As escolas não podem ser apenas lugares de aprendizagem curricular. Devem ser, acima de tudo, espaços de acolhimento, de promoção do bem-estar e de reconhecimento das emoções. Os professores não têm de ser psicólogos, mas podem ser olhos atentos. O pessoal não docente pode ser ponte. E os serviços de psicologia escolar devem ser reforçados, valorizados e integrados no quotidiano da comunidade educativa.
Também as entidades públicas e privadas têm um papel essencial nesta transformação. Não basta exigir produtividade: é preciso criar condições para que o trabalho não adoeça quem o realiza. É urgente construir espaços mais humanos - lugares onde seja possível abrandar, respirar e cuidar do bem-estar emocional; onde cada pessoa possa ser inteira, com as suas pausas, fragilidades e recomeços. Sessões de meditação, relaxamento, yoga ou consultas de psicologia nas estruturas profissionais podem ser um bom começo. É fundamental promover atividades que ajudem a gerir o stress, a cuidar das emoções e a fortalecer a capacidade de enfrentar desafios.
Mas cuidar da saúde mental vai muito além do físico: requer políticas que previnam o burnout, promovam horários flexíveis, valorizem o empenho e incentivem uma cultura de escuta e empatia. Só assim as instituições se tornam lugares onde cada pessoa se sente acolhida, valorizada e capaz de prosperar - como profissional e, sobretudo, como ser humano.

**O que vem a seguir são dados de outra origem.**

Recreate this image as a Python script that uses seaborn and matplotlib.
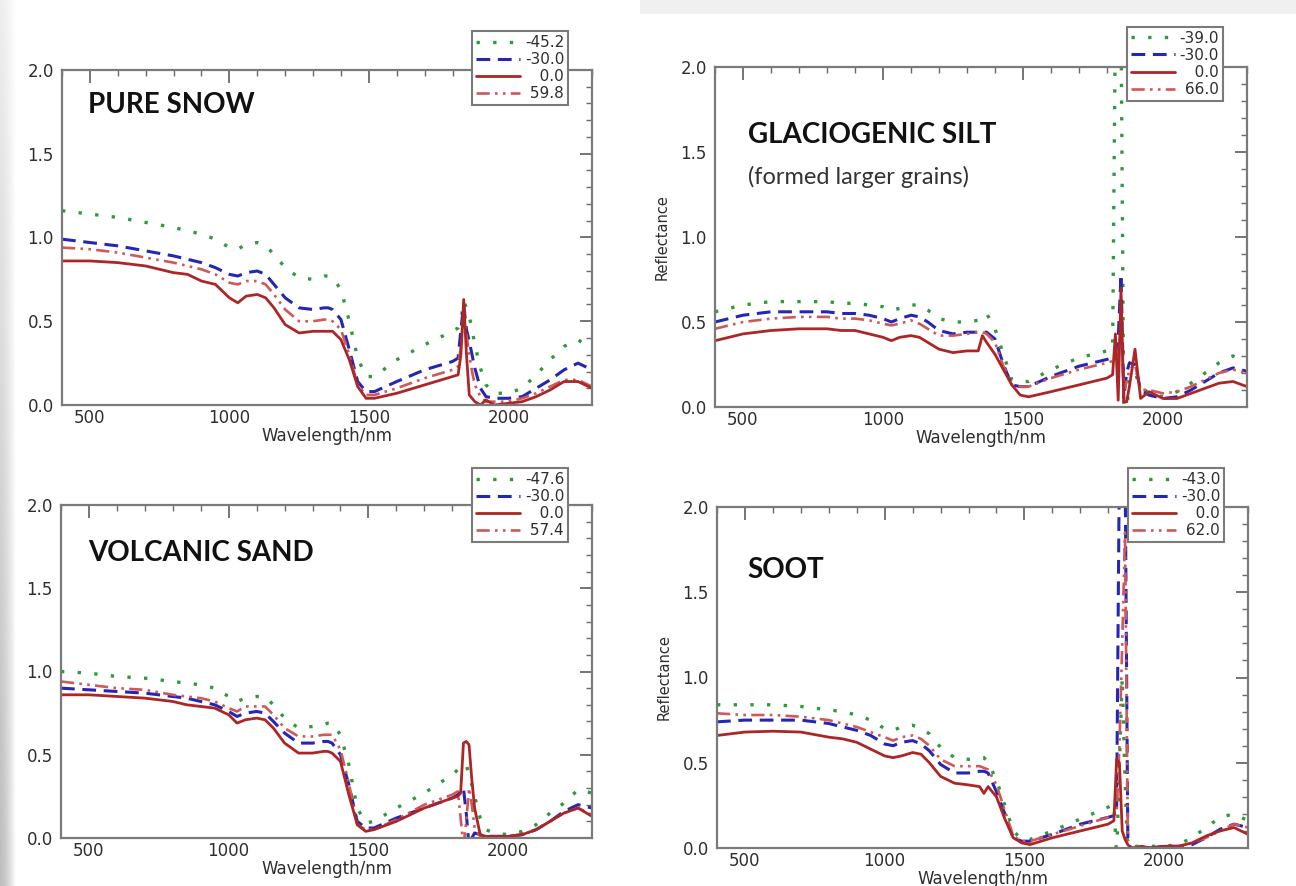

Investir nestas iniciativas não é um custo, é um ato de consciência. É reconhecer que não há progresso sem equilíbrio, nem eficiência sem cuidado e empatia. O verdadeiro sucesso de uma instituição mede-se também pela serenidade de quem nela trabalha.
O Dia Mundial da Saúde Mental não é apenas uma data. É um chamado que nos convida a olhar para dentro - da sociedade, das instituições e de nós próprios. Um convite que se transforma em dever coletivo: reconhecer que a saúde mental é um direito humano essencial.
Pedir ajuda não é vergonha, é sim um ato de coragem.
Parar não é falhar, é sim um gesto de lucidez e sinal de inteligência.
E cuidar da mente, o primeiro passo para construirmos uma sociedade mais consciente, solidária e plenamente humana.